Muito sinceramente não consigo ter uma leitura rigorosa ou concreta do posicionamento interno porque ainda não houve um debate suficiente aberto sobre esta matéria. Julgo que a circunstância de o líder do partido dar liberdade de voto relativamente a esta matéria faz com que o partido, em si mesmo, não se envolva num debate para tomar uma posição mas que cada militante e cada dirigente se procure envolver nos debates da sociedade civil, o que torna mais difícil essa perceção. O que é mais evidente é que a Esquerda – e o Bloco de Esquerda em concreto – tem trazido um conjunto de temas considerados mais fraturantes para a praça pública, de modo a ganhar um posicionamento central no debate político. Isto é: traz temas provocadores para se valorizar. E tem conseguido um conjunto de transformações na sociedade portuguesa sem, necessariamente, o consentimento da sociedade portuguesa.
É a liberdade de voto concedida por Rui Rio que impele os militantes a debaterem mais com a sociedade civil do que no nível interno?
Não. É indiscutivel que o PSD, em matérias de consciência, nunca se deixou condicionar pela opinião dos presidentes do partido. Creio que a posição que o dr. Rio assumiu é correta: deu a sua opinião a título pessoal e manifestou um princípio, que é a consciência de cada um que deve ditar as suas opções.
E por que razão Marco António Costa, em consciência, é contra?
Porque eu considero que há linmhas que não podem ser ultrapassadas. E a defesa da vida é uma dessas linhas. Há princípios que são estruturantes. A eutanásia é abrir uma porta perigosa.
Para o quê?
Um exemplo exagerado: qualquer dia começamos a questionar se valerá a pena investir em cuidados de saúde sofisticados em pessoas com idades avançadas. O problema da eutanásia é dar espaço para a relativização no debate sobre os princípios. Obviamente que se abre caminho para soluções, a meu ver, perigosas. Permitir essa relativização de principios em nome de determinados valores entramos num caminho que sabemos como começa mas não sabemos como acaba.
É católico. A sua religião influenciou esta tomada de posição?

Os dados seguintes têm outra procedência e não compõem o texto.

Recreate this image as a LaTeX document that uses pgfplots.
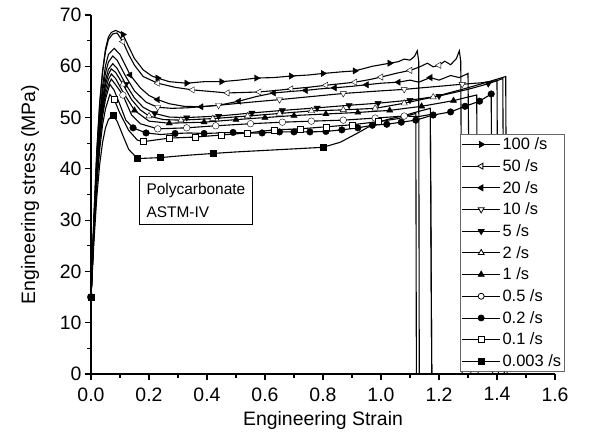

Não. Eu separo as questões de natureza confessional – que vêm da minha fé e da minha formação – das questões políticas. Mas não escondo que sou católico, apesar de não frequentar regularmente iniciativas de culto. Tem mais a ver com a minha convicção do que devem ser os princípios orientadores da vida em sociedade e os valores de uma sociedade moderna e saudável.
Depois da sua intervenção no congresso dos enfermeiros recebeu feedback negativo ou positivo dentro do PSD?
Recebi bastantes reações. Acima de tudo, no próprio congresso e de algumas pessoas que ficaram a saber a minha posição, recebi posições favoráveis e desfavoráveis. A maioria favoráveis. Mas mesmo as desfavoráveis apreciaram o facto de não me ter escondido numa posição politicamente correta. Disse aquilo em que acredito. Sou frontalmente contra [a eutanásia].
Falou até de uma experiência mais sua.
Sob o ponto de vista pessoal, houve uma situação que me poderia ter levado a ser favor. É verdade. Mas preferi esclarecer que há princípios de que não vale a pena abdicar em nome de uma alegada modernização da sociedade. Para mim, o debate não pode ser estabelecido entre ‘modernos’ e ‘conservadores’. O que estamos a falar é central – é a vida humana – e não há posições conservadoras ou modernas sobre a vida.
Acerca do facto de o referendo que propõe não ser unânime no PSD [Rui Rio já disse que, na sua opinião não é matéria de referendo], que lhe parece?
Os temas fraturantes não podem ser decididos em âmbito estritamente parlamentar. Não referendar estes temas é teleguiar a sociedade rumo ao caminho que só alguns desejam em vez de ouvir a sociedade para transformá-a consoante a sua opinião.